NAME

Sort::Search::Cookbook - practical examples for Sort::Search

SYNOPSIS

This is a collection of quick references and examples on how to use Sort::Search. It is not expected that you read this document linearly, although the first two sections here are introductory in nature, and are thus understood to have been read.

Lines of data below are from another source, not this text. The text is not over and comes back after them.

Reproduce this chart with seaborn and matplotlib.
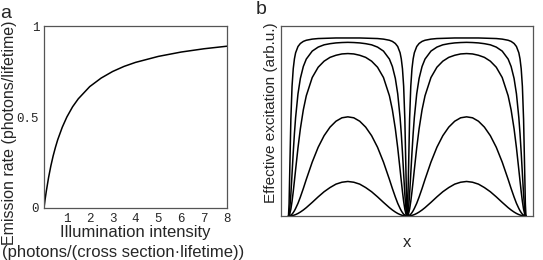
import numpy as np
import pandas as pd
import matplotlib
matplotlib.use("Agg")
import matplotlib.pyplot as plt
import seaborn as sns

# --- Panel a: emission rate vs illumination intensity ---
intensity = [0, 0.05, 0.1, 0.2, 0.3, 0.4, 0.5, 0.6, 0.8, 1.0, 1.25, 1.5,
             2, 2.5, 3, 3.5, 4, 5, 6, 7, 8]
emission = [0, 0.048, 0.091, 0.167, 0.231, 0.286, 0.333, 0.375, 0.444, 0.5,
            0.556, 0.6, 0.667, 0.714, 0.75, 0.778, 0.8, 0.833, 0.857, 0.875, 0.889]
a_xticks = [1, 2, 3, 4, 5, 6, 7, 8]
a_yticks = [0, 0.5, 1]
a_yticklabels = ["0", "0.5", "1"]

# --- Panel b: effective excitation, half of one period (0 -> centre) ---
half_x = [0, 0.005, 0.01, 0.02, 0.03, 0.04, 0.05, 0.06, 0.08, 0.1, 0.125,
          0.15, 0.2, 0.25, 0.3, 0.35, 0.4, 0.45, 0.5]
exc_1 = [0, 0.065, 0.215, 0.509, 0.683, 0.775, 0.827, 0.859, 0.892, 0.908,
         0.919, 0.925, 0.931, 0.934, 0.935, 0.936, 0.937, 0.937, 0.937]
exc_2 = [0, 0.008, 0.031, 0.114, 0.223, 0.333, 0.434, 0.518, 0.643, 0.724,
         0.787, 0.826, 0.868, 0.889, 0.901, 0.907, 0.911, 0.913, 0.914]
exc_3 = [0, 0.002, 0.009, 0.036, 0.077, 0.128, 0.185, 0.244, 0.359, 0.459,
         0.559, 0.633, 0.729, 0.783, 0.815, 0.835, 0.846, 0.853, 0.855]
exc_4 = [0, 0.0003, 0.001, 0.005, 0.010, 0.018, 0.028, 0.040, 0.067, 0.100,
         0.145, 0.193, 0.284, 0.362, 0.423, 0.468, 0.499, 0.517, 0.522]
exc_5 = [0, 0.0001, 0.0002, 0.0009, 0.002, 0.0035, 0.0055, 0.0078, 0.0137,
         0.0211, 0.0319, 0.0443, 0.072, 0.101, 0.128, 0.150, 0.168, 0.178, 0.182]
curves_b = [exc_1, exc_2, exc_3, exc_4, exc_5]


def two_periods(xs, ys):
    # one hump = rising half + mirrored falling half, then repeat it once
    hx = list(xs) + [1 - v for v in reversed(xs[:-1])]
    hy = list(ys) + list(reversed(ys[:-1]))
    return hx + [1 + v for v in hx[1:]], hy + hy[1:]


sns.set_theme(style="white")
plt.rcParams["font.family"] = ["Liberation Sans", "DejaVu Sans"]

fig = plt.figure(figsize=(5.43, 2.60), dpi=100)
ax_a = fig.add_axes([0.081, 0.200, 0.337, 0.700])
ax_b = fig.add_axes([0.5175, 0.169, 0.464, 0.731])

spine_col = "#555555"
mono = "Liberation Mono"

# panel a
sns.lineplot(x=intensity, y=emission, ax=ax_a, color="black", lw=1.1,
             estimator=None)
ax_a.set_xlim(0, 8)
ax_a.set_ylim(0, 1)
ax_a.set_xticks(a_xticks)
ax_a.set_xticklabels([str(t) for t in a_xticks], family=mono, fontsize=9)
ax_a.set_yticks(a_yticks)
ax_a.set_yticklabels(a_yticklabels, family=mono, fontsize=9)
ax_a.tick_params(axis="both", direction="out", length=2.5, width=0.8,
                 color=spine_col, pad=1)
ax_a.set_xlabel("Illumination intensity", fontsize=12)
ax_a.xaxis.set_label_coords(0.497, -0.092)
ax_a.text(0.432, -0.203, "(photons/(cross section\u00b7lifetime))",
          transform=ax_a.transAxes, fontsize=12, ha="center", va="top")
ax_a.set_ylabel("Emission rate (photons/lifetime)", fontsize=11.5)
ax_a.yaxis.set_label_coords(-0.145, 0.412)
ax_a.text(-0.24, 1.02, "a", transform=ax_a.transAxes, fontsize=14,
          va="bottom", ha="left")

# panel b
for ys in curves_b:
    xs_full, ys_full = two_periods(half_x, ys)
    df = pd.DataFrame({"x": xs_full, "y": ys_full})
    sns.lineplot(data=df, x="x", y="y", ax=ax_b, color="black", lw=1.1,
                 estimator=None, sort=False)
ax_b.set_xlim(-0.063, 2.059)
ax_b.set_ylim(0, 1)
ax_b.set_xticks([])
ax_b.set_yticks([])
ax_b.set_xlabel("")
ax_b.text(0.499, -0.137, "x", transform=ax_b.transAxes, fontsize=12,
          ha="center", va="center")
ax_b.set_ylabel("Effective excitation (arb.u.)", fontsize=11)
ax_b.yaxis.set_label_coords(-0.012, 0.545)
ax_b.text(-0.1, 1.04, "b", transform=ax_b.transAxes, fontsize=14,
          va="bottom", ha="left")

for ax in (ax_a, ax_b):
    for sp in ax.spines.values():
        sp.set_color(spine_col)
        sp.set_linewidth(0.9)

fig.savefig("out.png", dpi=100)
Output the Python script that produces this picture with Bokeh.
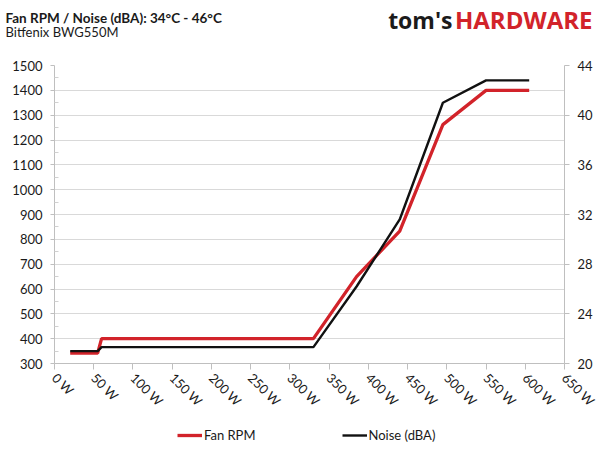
import math
from bokeh.plotting import figure
from bokeh.layouts import column
from bokeh.models import (Range1d, LinearAxis, FixedTicker, PrintfTickFormatter,
                          Label, Legend, LegendItem)
from bokeh.embed import file_html
from bokeh.resources import INLINE

# ---- data ----
watts = [20, 55, 60, 330, 385, 440, 495, 550, 605]
fan_rpm = [342, 342, 400, 400, 650, 833, 1262, 1400, 1400]
noise_dba = [21.0, 21.0, 21.32, 21.32, 26.2, 31.6, 41.0, 42.8, 42.8]

x_ticks = list(range(0, 651, 50))
rpm_ticks = list(range(300, 1501, 100))
rpm_minor = list(range(350, 1500, 100))
db_ticks = list(range(20, 45, 4))

title_text = "Fan RPM / Noise (dBA): 34°C - 46°C"
subtitle_text = "Bitfenix BWG550M"
series_names = ["Fan RPM", "Noise (dBA)"]

RED = "#d2232a"
BLACK = "#111111"
FONT = "Lato"
TXT = "#1a1a1a"
W = 600


def blank(height):
    f = figure(width=W, height=height, output_backend="svg", toolbar_location=None,
               x_axis_location=None, y_axis_location=None,
               min_border_left=0, min_border_right=0, min_border_top=0,
               min_border_bottom=0, x_range=Range1d(0, 1), y_range=Range1d(0, 1))
    f.outline_line_color = None
    f.grid.visible = False
    f.frame_align = False
    return f


# ---------------- header ----------------
HH = 50
header = blank(HH)


def lab(fig, x, y_from_top, text, **kw):
    fig.add_layout(Label(x=x, y=HH - y_from_top, x_units="screen", y_units="screen",
                         text=text, text_baseline="alphabetic", **kw))


lab(header, 5, 17.5, title_text, text_font=FONT, text_font_size="13.5px",
    text_font_style="bold", text_color=TXT)
lab(header, 5, 31, subtitle_text, text_font=FONT, text_font_size="13px",
    text_color=TXT)
lab(header, 452, 19, "tom's", text_font="Open Sans", text_font_size="23px",
    text_font_style="bold", text_color="#1b1b1b", text_align="right")
lab(header, 592, 19, "HARDWARE", text_font="Open Sans", text_font_size="24px",
    text_font_style="bold", text_color=RED, text_align="right")

# ---------------- main chart ----------------
p = figure(width=W, height=370, output_backend="svg", toolbar_location=None,
           x_range=Range1d(0, 650), y_range=Range1d(300, 1500),
           min_border_left=54, min_border_right=36, min_border_top=15,
           min_border_bottom=57)
p.outline_line_color = None
p.frame_align = False
p.extra_y_ranges = {"db": Range1d(20, 44)}

p.xgrid.grid_line_color = None
p.ygrid.grid_line_color = "#d9d9d9"
p.ygrid.grid_line_width = 1

xa = p.xaxis[0]
xa.ticker = FixedTicker(ticks=x_ticks)
xa.formatter = PrintfTickFormatter(format="%d W")
xa.major_label_orientation = -math.pi / 4
xa.axis_line_color = "#bfbfbf"
xa.major_tick_line_color = "#bfbfbf"
xa.major_tick_out = 6
xa.major_tick_in = 0
xa.minor_tick_line_color = None
xa.major_label_text_font = FONT
xa.major_label_text_font_size = "13px"
xa.major_label_text_color = TXT
xa.major_label_standoff = 6

ya = p.yaxis[0]
ya.ticker = FixedTicker(ticks=rpm_ticks, minor_ticks=rpm_minor)
ya.axis_line_color = "#bfbfbf"
ya.major_tick_line_color = "#bfbfbf"
ya.major_tick_out = 4
ya.major_tick_in = 0
ya.minor_tick_line_color = "#d0d0d0"
ya.minor_tick_in = 4
ya.minor_tick_out = 0
ya.major_label_text_font = FONT
ya.major_label_text_font_size = "13px"
ya.major_label_text_color = TXT
ya.major_label_standoff = 8

ra = LinearAxis(y_range_name="db", ticker=FixedTicker(ticks=db_ticks))
ra.axis_line_color = "#bfbfbf"
ra.major_tick_line_color = "#bfbfbf"
ra.major_tick_out = 5
ra.major_tick_in = 0
ra.minor_tick_line_color = None
ra.major_label_text_font = FONT
ra.major_label_text_font_size = "13px"
ra.major_label_text_color = TXT
ra.major_label_standoff = 8
p.add_layout(ra, "right")

p.line(watts, fan_rpm, line_color=RED, line_width=3.3)
p.line(watts, noise_dba, line_color=BLACK, line_width=2.4, y_range_name="db")

# ---------------- legend strip ----------------
footer = blank(30)
# same series, out of this strip's view; only their legend swatches show
lf = footer.line(watts, fan_rpm, line_color=RED, line_width=3.3)
ln = footer.line(watts, noise_dba, line_color=BLACK, line_width=2.4)
legend = Legend(items=[LegendItem(label=series_names[0], renderers=[lf]),
                       LegendItem(label=series_names[1], renderers=[ln])],
                orientation="horizontal", location=(177, 7))
legend.border_line_color = None
legend.background_fill_alpha = 0
legend.label_text_font = FONT
legend.label_text_font_size = "13px"
legend.label_text_color = TXT
legend.glyph_width = 25
legend.glyph_height = 14
legend.label_height = 14
legend.label_standoff = 2
legend.spacing = 86
legend.padding = 0
legend.margin = 0
footer.add_layout(legend, "center")

layout = column(header, p, footer, spacing=0)
open("out.html", "w").write(file_html(layout, INLINE))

As a general rule of thumb, any existing binary search function most definitely translates to a "left search" here. Despite examples are provided for both, keep in mind that "right search" is unconventional (at least to my knowledge) and can be counterintuitive.

DEFINITION

The terms "predicate", "ordering", "search range" are used in the same sense as they are defined in "Terminology" in Sort::Search. In addition, assume these variables mean the following:

$_: The current element during a search.
$idx: The array index result found by a search. The index may not correspond to a real element in the array, in which case the following two variables would be undef.
$cmp: The comparison result returned by the predicate/ordering on the found element. If there is no such element, this is undef.
$elp: The scalar ref to the found element, or undef if none was found.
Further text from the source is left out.